How convincing you find it might depend on whether you believe the underlying idea: that we are more or less doomed to repeat history over and over. I don’t believe that, not really, but there is something painfully true in Canticle as well. It might also depend on your relationship to religion, which is very much central to the book — centred as it is around a monastery — although it treats that fairly lightly in some ways, and notes the ironies that creep in. The veneration, for example, of a man for all the wrong reasons.

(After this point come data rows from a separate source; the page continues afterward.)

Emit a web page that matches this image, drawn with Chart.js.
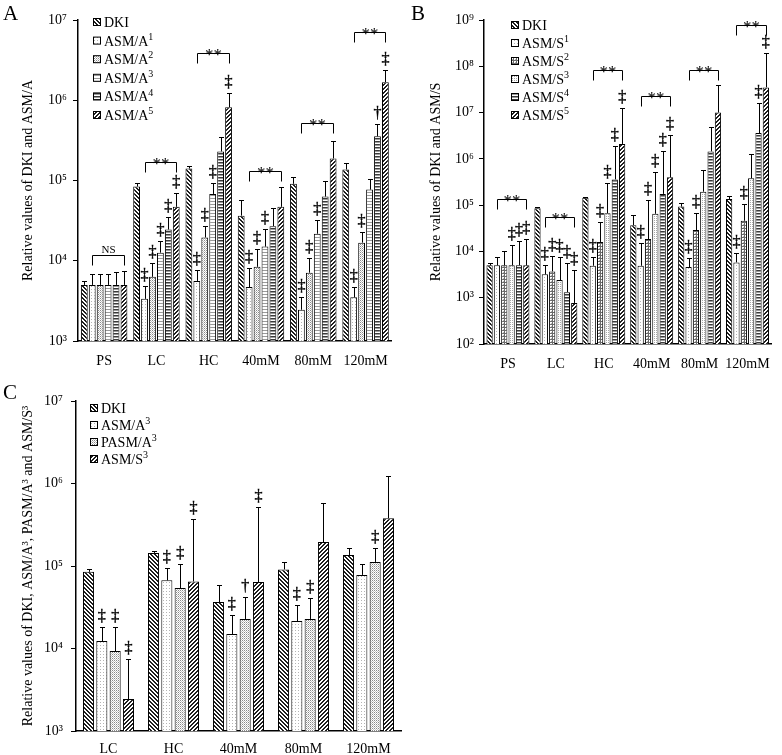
<!DOCTYPE html>
<html><head><meta charset="utf-8">
<script src="https://cdn.jsdelivr.net/npm/chart.js@4.4.0/dist/chart.umd.min.js"></script>
<style>
body{margin:0;background:#fff;width:782px;height:755px;position:relative;overflow:hidden;font-family:"Liberation Serif",serif;}
canvas{position:absolute;}
.lbl{position:absolute;font-size:21px;line-height:21px;font-family:"Liberation Serif",serif;color:#000;}
</style></head><body>
<canvas id="cA" width="400" height="375" style="left:0;top:0"></canvas>
<canvas id="cB" width="392" height="378" style="left:390px;top:0"></canvas>
<canvas id="cC" width="404" height="375" style="left:0;top:380px"></canvas>
<div class="lbl" style="left:3px;top:3px">A</div>
<div class="lbl" style="left:411px;top:3px">B</div>
<div class="lbl" style="left:3px;top:382px">C</div>
<script>
// ---------------- DATA ----------------
const categoriesAB = ['PS','LC','HC','40mM','80mM','120mM'];
const categoriesC = ['LC','HC','40mM','80mM','120mM'];

// Panel A
const namesA = ['DKI','ASM/A¹','ASM/A²','ASM/A³','ASM/A⁴','ASM/A⁵'];
const dkiA  = [5000, 84000, 141000, 36500, 91000, 137000];
const asmA1 = [5000, 3350, 5600, 4700, 2450, 3500];
const asmA2 = [5000, 6300, 19500, 8400, 7100, 16800];
const asmA3 = [5000, 12600, 68000, 15000, 21700, 77000];
const asmA4 = [5000, 24500, 230000, 27000, 63000, 355000];
const asmA5 = [5000, 47000, 820000, 47000, 188000, 1680000];
const errDkiA  = [5600, 92000, 150000, 57000, 112000, 165000];
const errAsmA1 = [6900, 4900, 7700, 8200, 3550, 4700];
const errAsmA2 = [6900, 9400, 27000, 14000, 10900, 22500];
const errAsmA3 = [6900, 17800, 94000, 25000, 32000, 105000];
const errAsmA4 = [7300, 35000, 345000, 45000, 100000, 500000];
const errAsmA5 = [7500, 69000, 1230000, 82000, 309000, 2370000];
const markDkiA  = ['','','','','',''];
const markAsmA1 = ['','‡','‡','‡','‡','‡'];
const markAsmA2 = ['','‡','‡','‡','‡','‡'];
const markAsmA3 = ['','‡','‡','‡','‡',''];
const markAsmA4 = ['','‡','','','','†'];
const markAsmA5 = ['','‡','‡','','','‡'];
const bracketsA = [
  {cat:0, from:1, to:5, level:11900, label:'NS'},
  {cat:1, from:1, to:5, level:168000, label:'**'},
  {cat:2, from:1, to:5, level:3870000, label:'**'},
  {cat:3, from:1, to:5, level:133000, label:'**'},
  {cat:4, from:1, to:5, level:516000, label:'**'},
  {cat:5, from:1, to:5, level:7080000, label:'**'}
];
const ticksA = [1e3,1e4,1e5,1e6,1e7];

// Panel B
const namesB = ['DKI','ASM/S¹','ASM/S²','ASM/S³','ASM/S⁴','ASM/S⁵'];
const dkiB  = [5000, 86000, 145000, 37000, 93000, 135000];
const asmS1 = [5000, 3200, 4900, 4900, 4600, 5800];
const asmS2 = [5000, 3700, 16000, 18500, 29000, 46000];
const asmS3 = [5000, 2400, 67000, 65000, 195000, 380000];
const asmS4 = [5000, 1320, 360000, 175000, 1450000, 3600000];
const asmS5 = [5000, 770, 2100000, 400000, 10000000, 35000000];
const errDkiB  = [5500, 93000, 152000, 60000, 110000, 160000];
const errAsmS1 = [7500, 5000, 7600, 15500, 7300, 9200];
const errAsmS2 = [10000, 8000, 43000, 126000, 66000, 105000];
const errAsmS3 = [13500, 7600, 300000, 520000, 580000, 1250000];
const errAsmS4 = [16500, 5500, 1900000, 1460000, 5000000, 16000000];
const errAsmS5 = [19000, 3900, 12500000, 3200000, 39000000, 190000000];
const markDkiB  = ['','','','','',''];
const markAsmS1 = ['','‡','‡','‡','‡','‡'];
const markAsmS2 = ['','‡','‡','‡','‡','‡'];
const markAsmS3 = ['‡','‡','‡','‡','',''];
const markAsmS4 = ['‡','‡','‡','‡','','‡'];
const markAsmS5 = ['‡','‡','‡','‡','','‡'];
const bracketsB = [
  {cat:0, from:1, to:5, level:135000, label:'**'},
  {cat:1, from:1, to:5, level:55300, label:'**'},
  {cat:2, from:1, to:5, level:83000000, label:'**'},
  {cat:3, from:1, to:5, level:22700000, label:'**'},
  {cat:4, from:1, to:5, level:83000000, label:'**'},
  {cat:5, from:1, to:5, level:776000000, label:'**'}
];
const ticksB = [1e2,1e3,1e4,1e5,1e6,1e7,1e8,1e9];

// Panel C
const namesC = ['DKI','ASM/A³','PASM/A³','ASM/S³'];
const dkiC   = [85000, 144000, 36500, 91000, 136000];
const asmA3C = [12300, 67000, 15000, 21500, 78000];
const pasmC  = [9300, 54000, 22800, 22800, 112000];
const asmS3C = [2440, 65000, 64000, 195000, 380000];
const errDkiC   = [92000, 152000, 59000, 112000, 165000];
const errAsmA3C = [18200, 95000, 25500, 33500, 105000];
const errPasmC  = [18200, 105000, 42000, 41000, 165000];
const errAsmS3C = [7460, 370000, 520000, 580000, 1230000];
const markDkiC   = ['','','','',''];
const markAsmA3C = ['‡','‡','‡','‡',''];
const markPasmC  = ['‡','‡','†','‡','‡'];
const markAsmS3C = ['‡','‡','‡','',''];
const ticksC = [1e3,1e4,1e5,1e6,1e7];

// ---------------- STYLE ----------------
const FONT = '"Liberation Serif", "Times New Roman", serif';
function tile(w,h,draw){
  const c=document.createElement('canvas'); c.width=w; c.height=h;
  const g=c.getContext('2d'); g.fillStyle='#fff'; g.fillRect(0,0,w,h); draw(g);
  return document.createElement('canvas').getContext('2d').createPattern(c,'repeat');
}
const PAT = {
  back: tile(4,4,g=>{g.fillStyle='#1e1e1e';for(let i=0;i<4;i++){g.fillRect(i,i,1,1);g.fillRect((i+1)%4,i,1,1);}}),
  fwd:  tile(4,4,g=>{g.fillStyle='#1e1e1e';for(let i=0;i<4;i++){g.fillRect(3-i,i,1,1);g.fillRect((4-i)%4,i,1,1);}}),
  dotL: tile(3,3,g=>{g.fillStyle='#b4b4b4';g.fillRect(1,1,1,1);}),
  dotM: tile(2,2,g=>{g.fillStyle='#8a8a8a';g.fillRect(0,0,1,1);g.fillStyle='#c4c4c4';g.fillRect(1,1,1,1);}),
  dotM2:tile(2,2,g=>{g.fillStyle='#a8a8a8';g.fillRect(0,0,1,1);}),
  hL:   tile(1,3,g=>{g.fillStyle='#9a9a9a';g.fillRect(0,0,1,1);}),
  hD:   tile(1,3,g=>{g.fillStyle='#3a3a3a';g.fillRect(0,0,1,1);g.fillStyle='#9a9a9a';g.fillRect(0,1,1,1);}),
  grid: tile(3,3,g=>{g.fillStyle='#6a6a6a';g.fillRect(0,0,3,1);g.fillRect(0,0,1,3);g.fillStyle='#b0b0b0';g.fillRect(2,2,1,1);})
};
const SUPS='⁰¹²³⁴⁵⁶⁷⁸⁹';
const supStr = n => String(n).split('').map(d=>SUPS[+d]).join('');

function drawRich(ctx, text, x, y, size){
  const runs=[]; let cur='', sup=false;
  for(const ch of text){
    const isS = SUPS.indexOf(ch)>=0;
    if(isS!==sup && cur){runs.push([cur,sup]);cur='';}
    sup=isS; cur += isS ? String(SUPS.indexOf(ch)) : ch;
  }
  if(cur) runs.push([cur,sup]);
  let cx=x;
  ctx.textAlign='left'; ctx.textBaseline='alphabetic';
  runs.forEach(([t,s])=>{
    const fs = s ? Math.round(size*0.72) : size;
    ctx.font = fs+'px '+FONT;
    ctx.fillText(t, cx, s ? y - size*0.42 : y);
    cx += ctx.measureText(t).width;
  });
}

const overlay = {
  id:'overlay',
  afterDatasetsDraw(chart, args, opts){
    const ctx=chart.ctx, ys=chart.scales.y;
    ctx.save();
    ctx.strokeStyle='#000'; ctx.fillStyle='#000'; ctx.lineWidth=1;
    chart.data.datasets.forEach((ds,i)=>{
      const meta=chart.getDatasetMeta(i);
      meta.data.forEach((bar,j)=>{
        const x=Math.round(bar.x)+0.5;
        const yt=Math.round(ys.getPixelForValue(ds.errTop[j]))+0.5;
        ctx.lineWidth=1;
        ctx.beginPath(); ctx.moveTo(x,bar.y); ctx.lineTo(x,yt);
        ctx.moveTo(x-2.5,yt); ctx.lineTo(x+2.5,yt); ctx.stroke();
        const m=ds.marks[j];
        if(m){
          ctx.font='16px '+FONT; ctx.textAlign='center'; ctx.textBaseline='alphabetic';
          ctx.fillText(m, bar.x, yt-7);
          ctx.lineWidth=0.4; ctx.strokeText(m, bar.x, yt-7);
        }
      });
    });
    ctx.lineWidth=1;
    (opts.brackets||[]).forEach(b=>{
      const b1=chart.getDatasetMeta(b.from).data[b.cat], b2=chart.getDatasetMeta(b.to).data[b.cat];
      const y=Math.round(ys.getPixelForValue(b.level))+0.5;
      const x1=Math.round(b1.x)+0.5, x2=Math.round(b2.x)+0.5;
      ctx.beginPath(); ctx.moveTo(x1,y+10); ctx.lineTo(x1,y); ctx.lineTo(x2,y); ctx.lineTo(x2,y+10); ctx.stroke();
      ctx.textAlign='center'; ctx.textBaseline='alphabetic';
      if(b.label==='NS'){ ctx.font='11px '+FONT; ctx.fillText(b.label,(x1+x2)/2,y-3); }
      else { ctx.font='17px '+FONT; ctx.fillText(b.label,(x1+x2)/2,y+6); }
    });
    const lg=opts.legend;
    if(lg){
      chart.data.datasets.forEach((ds,i)=>{
        const cy=lg.y+i*lg.dy;
        ctx.fillStyle=ds.backgroundColor;
        ctx.fillRect(lg.x, cy-4, 8, 8);
        ctx.strokeStyle='#000'; ctx.lineWidth=1;
        ctx.strokeRect(lg.x+0.5, cy-3.5, 7, 7);
        ctx.fillStyle='#000';
        drawRich(ctx, ds.label, lg.x+11, cy+5, 14);
      });
    }
    ctx.restore();
  }
};

function build(id, cfg){
  const datasets = cfg.series.map(s=>({
    label:s[0], data:s[1], errTop:s[2], marks:s[3], backgroundColor:s[4],
    borderColor:'#000', borderWidth:1,
    barPercentage:cfg.barPct, categoryPercentage:cfg.catPct
  }));
  return new Chart(document.getElementById(id), {
    type:'bar',
    data:{labels:cfg.labels, datasets},
    plugins:[overlay],
    options:{
      responsive:false, animation:false, devicePixelRatio:1,
      layout:{padding:{left:0,right:cfg.padR,top:cfg.padT,bottom:0}},
      plugins:{legend:{display:false}, tooltip:{enabled:false},
        overlay:{brackets:cfg.brackets, legend:cfg.legend}},
      scales:{
        x:{
          grid:{display:false, drawTicks:false},
          border:{display:true,color:'#000',width:1.5},
          ticks:{color:'#000', font:{family:FONT,size:14}, padding:cfg.xPad, maxRotation:0, minRotation:0, autoSkip:false},
          afterFit(s){ s.height=cfg.xH; }
        },
        y:{
          type:'logarithmic', min:cfg.ticks[0], max:cfg.ticks[cfg.ticks.length-1],
          grid:{display:true, drawOnChartArea:false, drawTicks:true, tickLength:5, color:'#000', lineWidth:1},
          border:{display:true,color:'#000',width:1.5},
          ticks:{color:'#000', font:{family:FONT,size:14}, padding:cfg.tickPad, autoSkip:false,
            callback:(v)=>'10'+supStr(Math.round(Math.log10(v)))},
          afterBuildTicks(s){ s.ticks = cfg.ticks.map(v=>({value:v})); },
          title:{display:true, text:cfg.title, color:'#000', font:{family:FONT,size:14}, padding:{top:cfg.titlePad,bottom:0}},
          afterFit(s){ s.width=cfg.yW; }
        }
      }
    }
  });
}

build('cA', {
  labels:categoriesAB, ticks:ticksA, yW:78, xH:34, xPad:12, padR:3, padT:20, titlePad:20, tickPad:6,
  barPct:0.86, catPct:0.91,
  title:'Relative values of DKI and ASM/A',
  series:[
    [namesA[0], dkiA, errDkiA, markDkiA, PAT.back],
    [namesA[1], asmA1, errAsmA1, markAsmA1, PAT.dotL],
    [namesA[2], asmA2, errAsmA2, markAsmA2, PAT.dotM],
    [namesA[3], asmA3, errAsmA3, markAsmA3, PAT.hL],
    [namesA[4], asmA4, errAsmA4, markAsmA4, PAT.hD],
    [namesA[5], asmA5, errAsmA5, markAsmA5, PAT.fwd]
  ],
  brackets:bracketsA,
  legend:{x:93, y:22, dy:18.6}
});

build('cB', {
  labels:categoriesAB, ticks:ticksB, yW:94, xH:34, xPad:12, padR:4, padT:20, titlePad:38, tickPad:5,
  barPct:0.85, catPct:0.92,
  title:'Relative values of DKI and ASM/S',
  series:[
    [namesB[0], dkiB, errDkiB, markDkiB, PAT.back],
    [namesB[1], asmS1, errAsmS1, markAsmS1, PAT.dotL],
    [namesB[2], asmS2, errAsmS2, markAsmS2, PAT.grid],
    [namesB[3], asmS3, errAsmS3, markAsmS3, PAT.dotM2],
    [namesB[4], asmS4, errAsmS4, markAsmS4, PAT.hD],
    [namesB[5], asmS5, errAsmS5, markAsmS5, PAT.fwd]
  ],
  brackets:bracketsB,
  legend:{x:121, y:25, dy:18}
});

build('cC', {
  labels:categoriesC, ticks:ticksC, yW:76, xH:24, xPad:10, padR:3, padT:21, titlePad:20, tickPad:8,
  barPct:0.83, catPct:0.82,
  title:'Relative values of DKI, ASM/A³, PASM/A³ and ASM/S³',
  series:[
    [namesC[0], dkiC, errDkiC, markDkiC, PAT.back],
    [namesC[1], asmA3C, errAsmA3C, markAsmA3C, PAT.dotL],
    [namesC[2], pasmC, errPasmC, markPasmC, PAT.dotM],
    [namesC[3], asmS3C, errAsmS3C, markAsmS3C, PAT.fwd]
  ],
  brackets:[],
  legend:{x:90, y:28, dy:17}
});
</script>
</body></html>
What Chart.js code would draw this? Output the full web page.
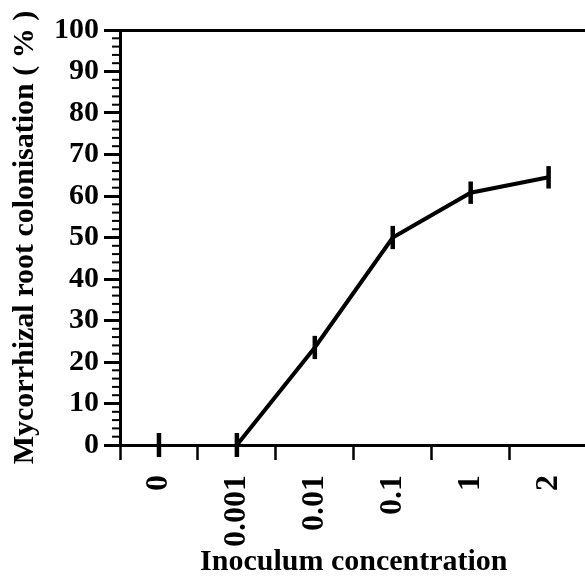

One part that really made me uncomfortable is in the last section, which is a lot darker. Suddenly I was forced to question what the characters stood for, whether I stood with them. The whole debate about euthanasia for a child with radiation sickness — that made me feel ill, because I do believe in euthanasia, I don’t believe that pointless suffering should be prolonged and I don’t believe that any deity worth believing in would think so. But that, on reflection, is no bad thing — because despite the light touch, the wry smile, there’s a lot to think about here.